Since its formation in 1980, Zimbabwe has never seen such low moments. It is remarkable, given that we have hogged the bottom of the barrel since inception. Chiefly because of Zanu PF’s mismanagement, Zimbabwe is hobbling on its feeble knees while rapidly drifting towards a total collapse. Everything in the country is pointing towards the fact that the centre can no longer hold.
Opinion: Patson Dzamara
For a country embattled by so much, one would assume that the problems lie in some sophisticated symphony of intricacies, nay, Zimbabwe suffers from a political crisis. It is that crisis that is key to solving whatever malaise that follows.
A panoramic view of the status quo:
From the time of its formation in 1963, Zanu PF has gone through various phases. For some strange reasons, it has managed to weather all the storms encountered along the way.
However, Zanu PFfinds itself in a precarious position, dealing with a different kind of stubborn storm. Chances are high that it will not survive the ravaging effects of the current storm. Not only is the storm stubborn, it is multi-pronged.
The crisis of internal democracy in Zanu PF dates back to the pre-independence era and has always been characterised by ruthless toppling of one faction from power by another or attempts to do so. For example, the coup against Ndabaningi Sithole and also the Nhari rebellion.
The revolutionary party has since then been rocked by power struggles with the latest manifestation hinged on the succession of its nonagenarian leader.
On one side there is a faction believed to be led by a long time associate and confidante of President Robert Mugabe, Vice-President Emmerson Mnangagwa or Ngwena as he is affectionately known by his supporters. The faction nicknamed Team Lacoste is made up of war veterans and diehard extremists, who want Mnangagwa to perpetuate the Zanu PF hardline nationalist stance, but also embrace political and economic reforms to endear itself to the masses. This faction wants Mugabe to resign and give way to a younger Mnangagwa.
On the other hand there is a faction termed G40 believed to be led by the now unpopular Zanu PF political commissar, Saviour Kasukuwere with the eccentric Jonathan Moyo providing the brains.
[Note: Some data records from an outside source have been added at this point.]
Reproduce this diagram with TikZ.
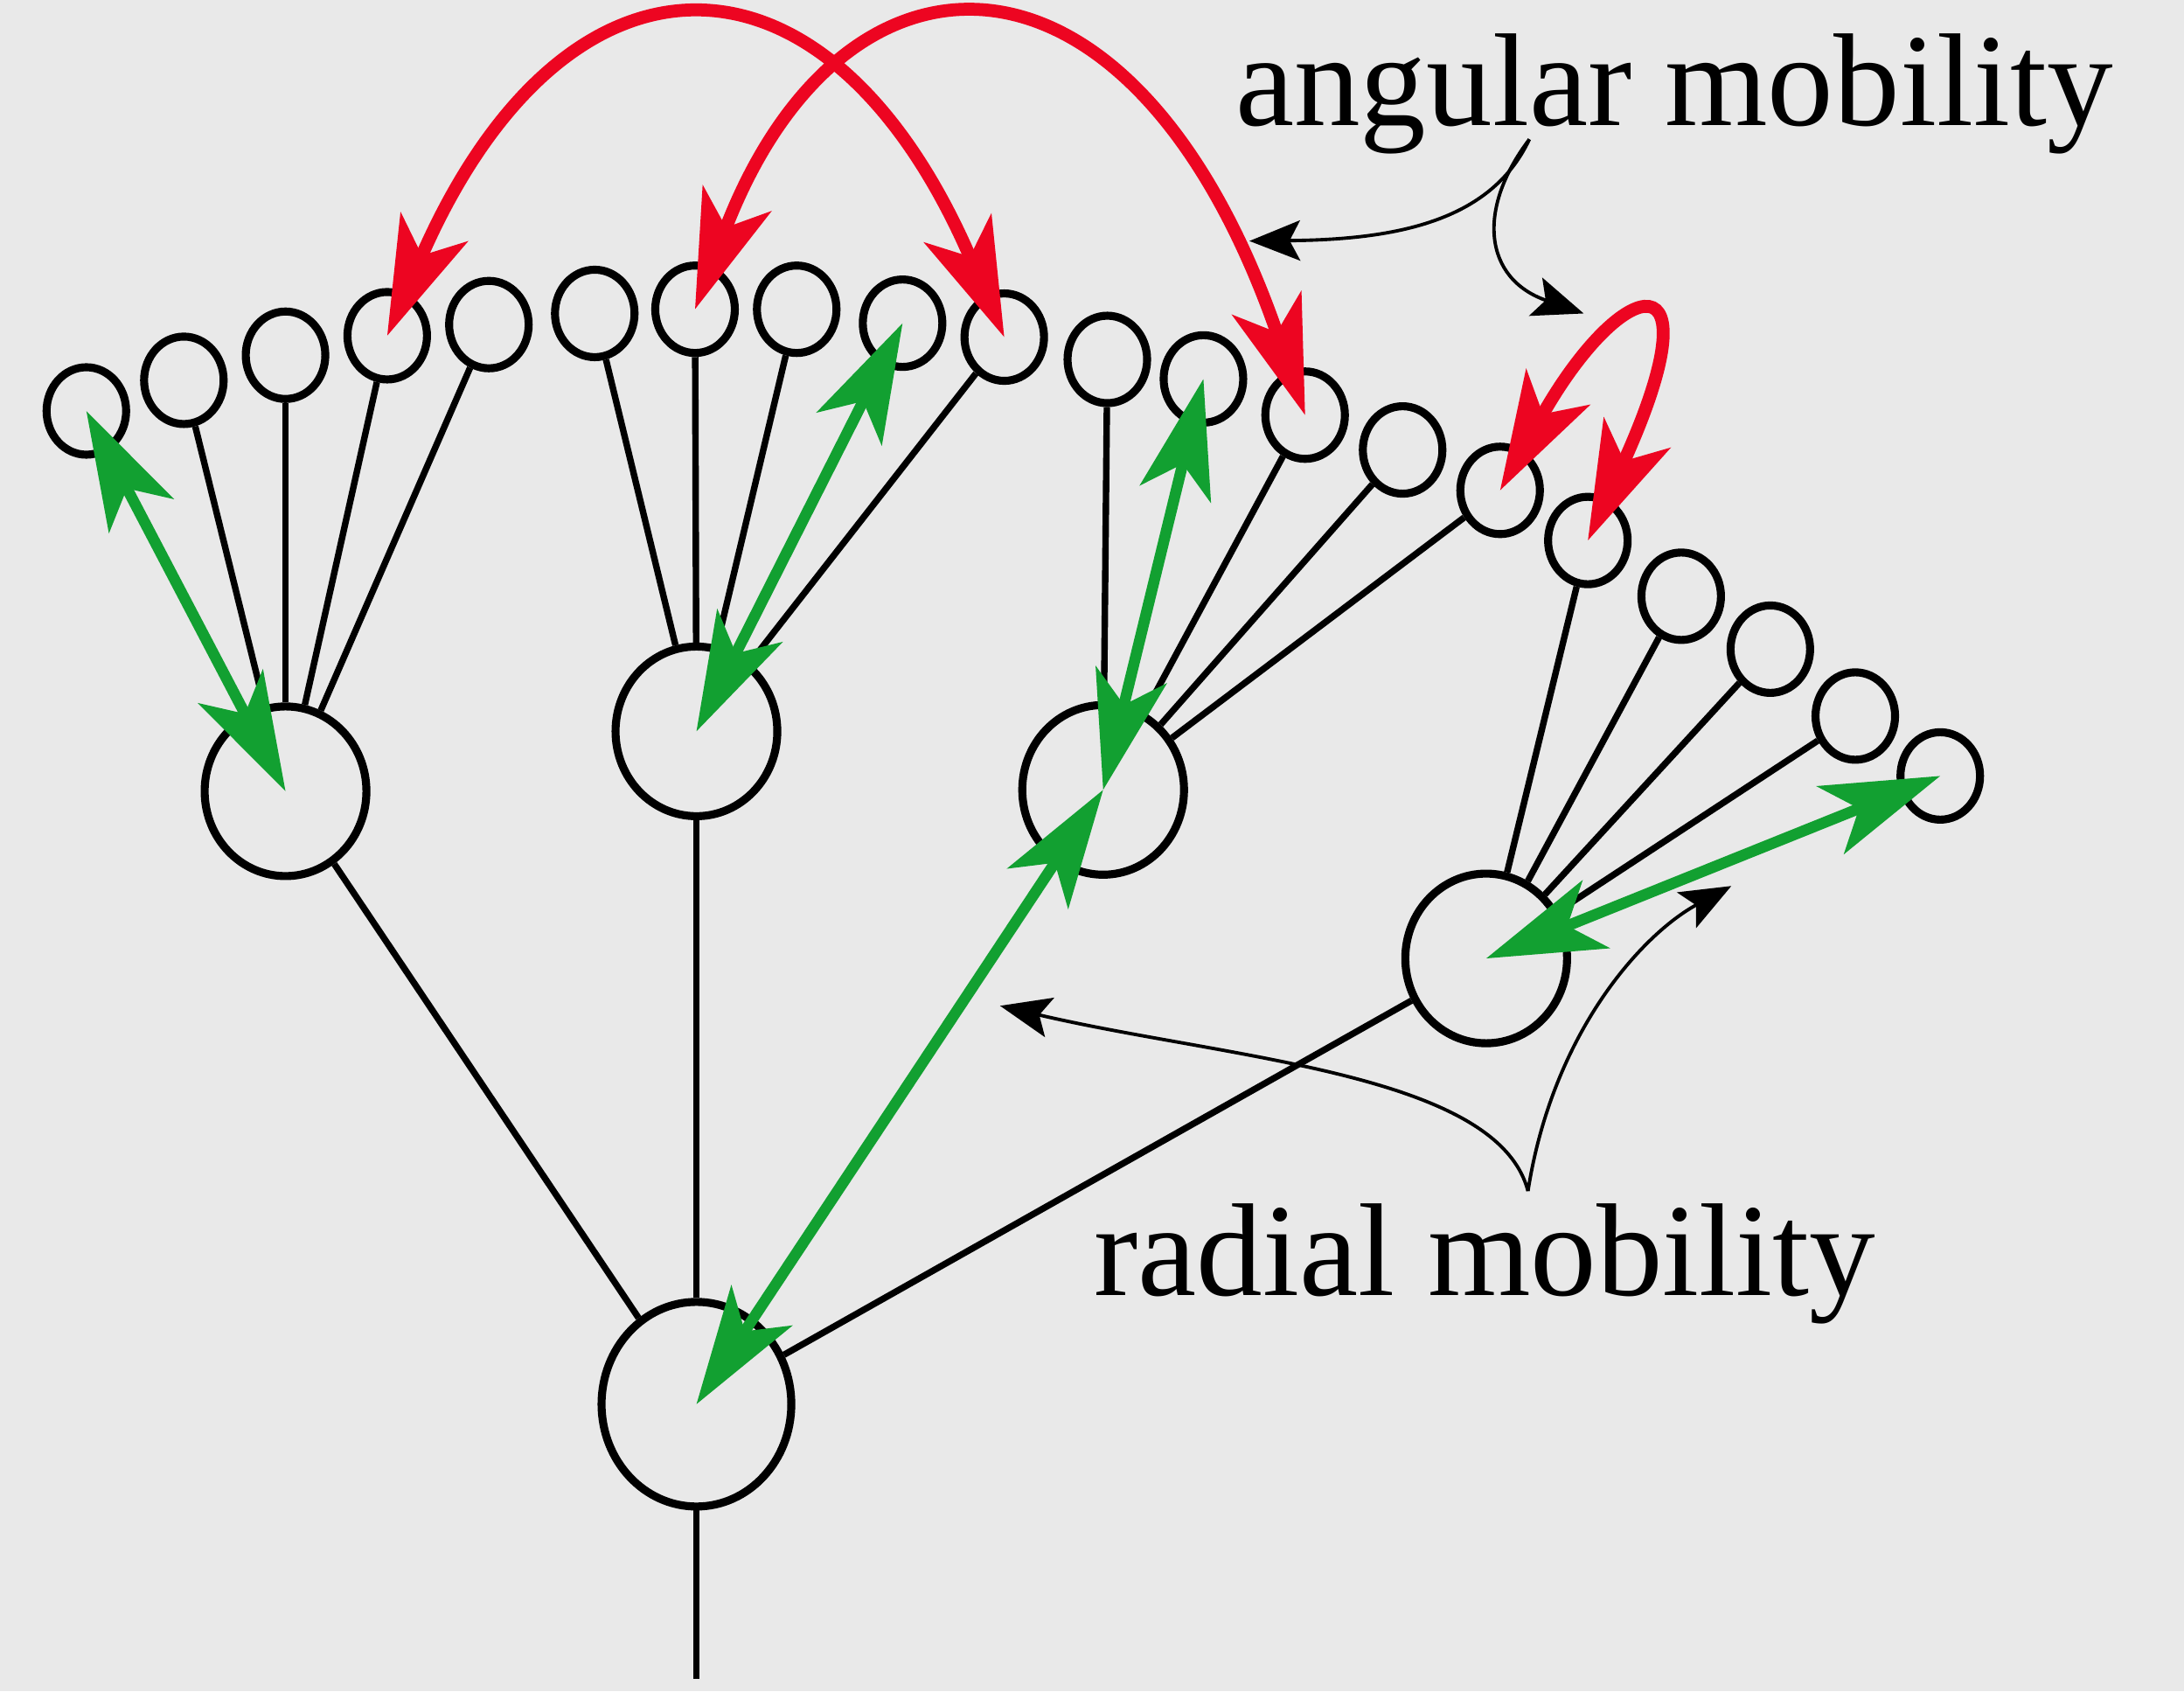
\documentclass[tikz,border=0pt]{standalone}
\usepackage{fontspec}
\setmainfont{Liberation Serif}
\definecolor{BackGray}{RGB}{233,233,233}
\definecolor{AngRed}{HTML}{ED0521}
\definecolor{RadGreen}{HTML}{12A031}
\usetikzlibrary{arrows.meta,shapes.geometric}

\begin{document}
\begin{tikzpicture}[
						x=0.01593cm, y=-0.01593cm,
						cell/.style={draw, ellipse, line width=2.6pt, inner sep=0pt},
						rootcell/.style={cell, minimum width=2.17cm, minimum height=2.34cm},
						midcell/.style={cell, minimum width=1.85cm, minimum height=1.94cm},
						tipcell/.style={cell, minimum width=0.91cm, minimum height=1.0cm},
						stem/.style={line width=2.1pt},
						bighead/.tip={Stealth[length=13.5mm, width=8.3mm, inset=3.5mm]},
						angular/.style={draw=AngRed, line width=4.2pt, bighead-bighead},
						radial/.style={draw=RadGreen, line width=3.6pt, bighead-bighead},
						pointer/.style={line width=1.1pt, -{Stealth[length=5.8mm, width=4.6mm, inset=1.2mm]}},
						mobtext/.style={font=\fontsize{43}{43}\selectfont, anchor=base, inner sep=0pt}
					]
						\useasboundingbox (0,0) rectangle (1568,1214);
						\fill[BackGray] (0,0) rectangle (1568,1214);

						% root and first level
						\node[rootcell] (root) at (500,1008) {};
						\coordinate (foot) at (500,1205);
						\node[midcell] (ba) at (205,568) {};
						\node[midcell] (bb) at (500,525) {};
						\node[midcell] (bc) at (792,567) {};
						\node[midcell] (bd) at (1067,688) {};

						% tips
						\node[tipcell] (a1) at (62,295) {};
						\node[tipcell] (a2) at (132,273) {};
						\node[tipcell] (a3) at (205,255) {};
						\node[tipcell] (a4) at (278,241) {};
						\node[tipcell] (a5) at (351,233) {};
						\node[tipcell] (b1) at (427,225) {};
						\node[tipcell] (b2) at (499,222) {};
						\node[tipcell] (b3) at (572,222) {};
						\node[tipcell] (b4) at (648,232) {};
						\node[tipcell] (b5) at (721,242) {};
						\node[tipcell] (c1) at (795,258) {};
						\node[tipcell] (c2) at (864,272) {};
						\node[tipcell] (c3) at (937,298) {};
						\node[tipcell] (c4) at (1007,323) {};
						\node[tipcell] (c5) at (1077,352) {};
						\node[tipcell] (d1) at (1140,388) {};
						\node[tipcell] (d2) at (1207,428) {};
						\node[tipcell] (d3) at (1271,466) {};
						\node[tipcell] (d4) at (1332,514) {};
						\node[tipcell] (d5) at (1393,557) {};

						\draw[stem] (root) -- (foot);
						\draw[stem] (root) -- (ba);
						\draw[stem] (root) -- (bb);
						\draw[stem] (root) -- (bd);
						\foreach \t in {a2,a3,a4,a5} \draw[stem] (ba) -- (\t);
						\foreach \t in {b1,b2,b3,b5} \draw[stem] (bb) -- (\t);
						\foreach \t in {c1,c3,c4,c5} \draw[stem] (bc) -- (\t);
						\foreach \t in {d1,d2,d3,d4} \draw[stem] (bd) -- (\t);

						\draw[radial] (ba.center) -- (a1.center);
						\draw[radial] (bb.center) -- (b4.center);
						\draw[radial] (bc.center) -- (c2.center);
						\draw[radial] (root.center) -- (bc.center);
						\draw[radial] (bd.center) -- (d5.center);

						\draw[angular] (a4.center) .. controls (405,-53) and (595,-53) .. (b5.center);
						\draw[angular] (b2.center) .. controls (605,-58) and (815,-58) .. (c3.center);
						\draw[angular] (c5.center) .. controls (1165,195) and (1235,180) .. (d1.center);

						\node[mobtext] (angtxt) at (1202,90) {angular mobility};
						\node[mobtext] (radtxt) at (1066,930) {radial mobility};

						\coordinate (angfoot) at (1098,100);
						\coordinate (angtipA) at (897,173);
						\coordinate (angtipB) at (1137,225);
						\coordinate (radfoot) at (1097,855);
						\coordinate (radtipA) at (718,722);
						\coordinate (radtipB) at (1243,636);
						\draw[pointer] (angfoot) .. controls (1070,160) and (1000,172) .. (angtipA);
						\draw[pointer] (angfoot) .. controls (1060,150) and (1065,200) .. (angtipB);
						\draw[pointer] (radfoot) .. controls (1075,770) and (880,760) .. (radtipA);
						\draw[pointer] (radfoot) .. controls (1115,740) and (1180,670) .. (radtipB);
					\end{tikzpicture}
\end{document}
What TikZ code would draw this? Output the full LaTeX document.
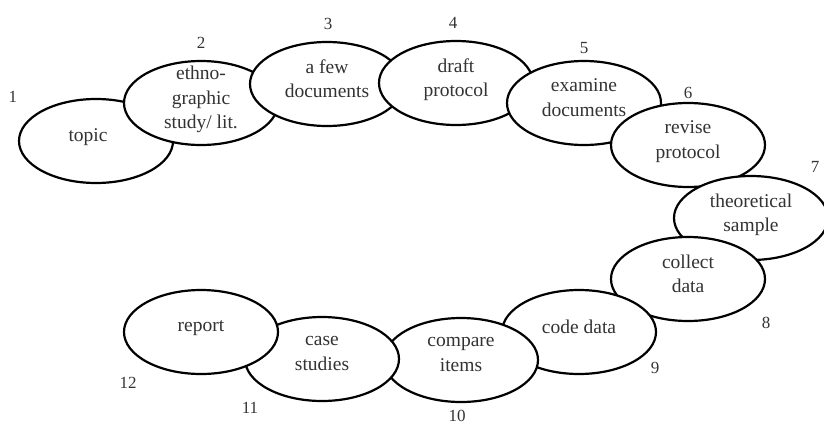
\documentclass[tikz,border=0pt]{standalone}
\usepackage{fontspec}
\setmainfont{Liberation Serif}
\usepackage{tikz}
\usetikzlibrary{shapes.geometric}
\definecolor{txtgray}{HTML}{333333}

\tikzset{
	stage/.style = {ellipse, draw, line width = 2.2pt, fill = white, inner sep = -10pt,
		minimum width = 154pt, minimum height = 84pt, align = center, text = txtgray,
		text depth = 11pt, font = \fontsize{19.5}{24.5}\selectfont},
	num/.style = {inner sep = 0pt, text = txtgray, font = \fontsize{17}{17}\selectfont}
}

\begin{document}
\begin{tikzpicture}[x = 1pt, y = -1pt]
	\useasboundingbox (0, 0) rectangle (824, 426);
	\path (96, 141) node[stage] (topic) {topic\hspace{16pt}}
	(201, 103) node[stage] (ethno) {ethno-\\graphic\\study/ lit.}
	(327, 84) node[stage] (fewdocs) {a few\\documents}
	(456, 83) node[stage] (draft) {draft\\protocol}
	(584, 103) node[stage] (examine) {examine\\documents}
	(688, 145) node[stage] (revise) {revise\\protocol}
	(751, 218) node[stage] (theory) {theoretical\\sample}
	(688, 279) node[stage] (collect) {collect\\data}
	(579, 332) node[stage] (code) {code data}
	(461, 360) node[stage] (compare) {compare\\items}
	(322, 359) node[stage] (cases) {case\\studies}
	(201, 332) node[stage] (report) {report};
	
	\path (13, 97) node[num] (n1) {1}
	(201, 43) node[num] (n2) {2}
	(328, 24) node[num] (n3) {3}
	(453, 23) node[num] (n4) {4}
	(584, 48) node[num] (n5) {5}
	(688, 93) node[num] (n6) {6}
	(815, 167) node[num] (n7) {7}
	(766, 323) node[num] (n8) {8}
	(655, 368) node[num] (n9) {9}
	(457, 416) node[num] (n10) {10}
	(250, 408) node[num] (n11) {11}
	(128, 383) node[num] (n12) {12};
\end{tikzpicture}
\end{document}
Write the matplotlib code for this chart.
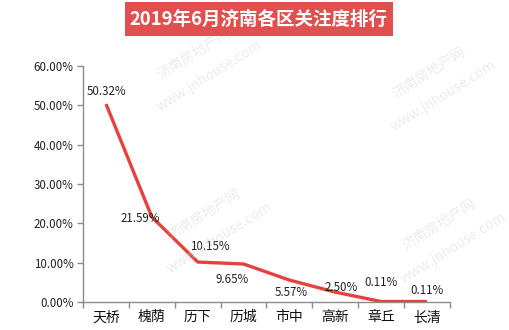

They are rallying around the idea of a much younger person succeeding Mugabe hence the Generation 40 tag.
Initially the G40 faction had the clout of being backed by the First Family. It appeared to be headed for victory, but recent events may lead one to comfortably conclude that they are heading to the historical dustbins with Kasukuwere facing possible expulsion. His women’s league pawns are already singing the blues. G40 is characterised by greedy and ruthless young Turks, who thrive on corruption and resorting to the State repressive machinery to crush and silence opposition.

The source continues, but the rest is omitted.